İstihkak davalarında geçerli bir haczin bulunması dava şartı olup, hüküm kesinleşinceye kadar yargılamanın her aşamasında re"sen gözetilmesi gerekir.
Somut olayda, davaya konu 30.3.2015 tarihli haciz tutanağında borçlu olarak gösterilen ... Medya Bilişim Teknolojileri San. ve Tic. A.Ş. hakkında yukarıda açıklandığı üzere icra emrinin iptaline karar verildiğine göre, borçlu ... ... Şirketi hakkında geçerli bir haczin varlığından bahsedilemez.

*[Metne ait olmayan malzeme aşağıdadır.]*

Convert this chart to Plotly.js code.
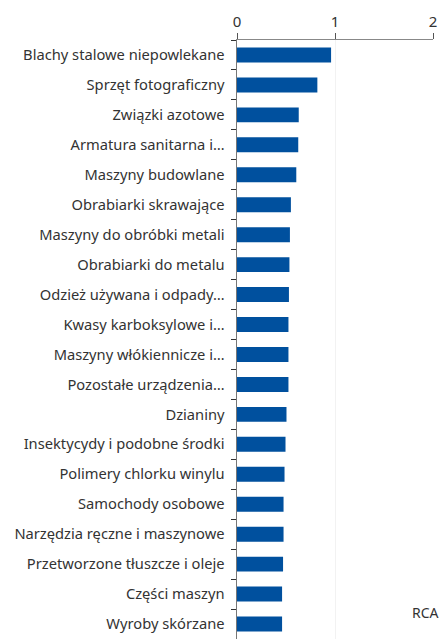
<!DOCTYPE html>
<html>
<head>
<meta charset="utf-8">
<script src="https://cdn.plot.ly/plotly-3.0.1.min.js"></script>
<style>html,body{margin:0;padding:0;background:#fff;}#chart{width:440px;height:639px;}</style>
</head>
<body>
<div id="chart"></div>
<script>
const categories = [
  "Blachy stalowe niepowlekane",
  "Sprzęt fotograficzny",
  "Związki azotowe",
  "Armatura sanitarna i…",
  "Maszyny budowlane",
  "Obrabiarki skrawające",
  "Maszyny do obróbki metali",
  "Obrabiarki do metalu",
  "Odzież używana i odpady…",
  "Kwasy karboksylowe i…",
  "Maszyny włókiennicze i…",
  "Pozostałe urządzenia…",
  "Dzianiny",
  "Insektycydy i podobne środki",
  "Polimery chlorku winylu",
  "Samochody osobowe",
  "Narzędzia ręczne i maszynowe",
  "Przetworzone tłuszcze i oleje",
  "Części maszyn",
  "Wyroby skórzane"
];
const rcaValues = [0.96, 0.82, 0.63, 0.625, 0.605, 0.55, 0.54, 0.535, 0.53, 0.525,
                   0.525, 0.525, 0.505, 0.495, 0.485, 0.475, 0.475, 0.47, 0.46, 0.46];
const xTicks = [0, 1, 2];
const axisTitle = "RCA";

const fontFamily = "'Noto Sans', sans-serif";

Plotly.newPlot('chart', [{
  type: 'bar',
  orientation: 'h',
  x: rcaValues,
  y: categories,
  marker: {color: '#00509e'},
  hoverinfo: 'x+y'
}], {
  width: 440, height: 639,
  margin: {l: 237, r: 7, t: 40, b: 0},
  paper_bgcolor: '#fff', plot_bgcolor: '#fff',
  bargap: 0.5,
  showlegend: false,
  font: {family: fontFamily, size: 14, color: '#333'},
  xaxis: {
    side: 'top', range: [0, 2], tickvals: xTicks, ticktext: xTicks.map(String),
    showline: true, linecolor: '#888', linewidth: 1,
    ticks: 'outside', ticklen: 6, tickcolor: '#555', tickwidth: 1,
    showgrid: true, gridcolor: '#f2f2f2', gridwidth: 1,
    zeroline: false, fixedrange: true,
    tickfont: {family: fontFamily, size: 15, color: '#333'}
  },
  yaxis: {
    type: 'category', autorange: 'reversed',
    showline: true, linecolor: '#777', linewidth: 1.5,
    ticks: 'outside', tickson: 'boundaries', ticklen: 5, tickcolor: '#333', tickwidth: 1,
    ticklabelstandoff: 8,
    showgrid: false, zeroline: false, fixedrange: true,
    tickfont: {family: fontFamily, size: 14.7, color: '#333'}
  },
  annotations: [{
    text: axisTitle, xref: 'paper', yref: 'paper', x: 0.885, y: 0.045,
    xanchor: 'left', yanchor: 'middle', showarrow: false,
    font: {family: fontFamily, size: 14, color: '#333'}
  }]
}, {displayModeBar: false, staticPlot: true});
</script>
</body>
</html>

Buna göre,davanın ön koşul yokluğundan reddi gerekirken davanın esastan kabulüne karar verilmesi doğru görülmemiştir.
SONUÇ: Yukarıda yazılı nedenlerle, davalı alacaklı vekilinin temyiz itirazlarının kabulü ile hükmün İİK"nin 366 ve 6100 sayılı HMK"nin Geçici 3. maddesi yollamasıyla 1086 sayılı HUMK"un 428. maddesi uyarınca BOZULMASINA, bozma nedenine göre davacı üçüncü kişi vekilinin temyiz itirazlarının şimdilik incelenmesine yer olmadığına, taraflarca İİK"nin 366/3. maddesi gereğince Yargıtay Daire ilamının tebliğinden itibaren ilama karşı 10 gün içinde karar düzeltme isteğinde bulunulabileceğine, peşin harcın istek halinde temyiz edenlere ayrı ayrı iadesine, 13.03.2019 tarihinde oy birliğiyle karar verildi.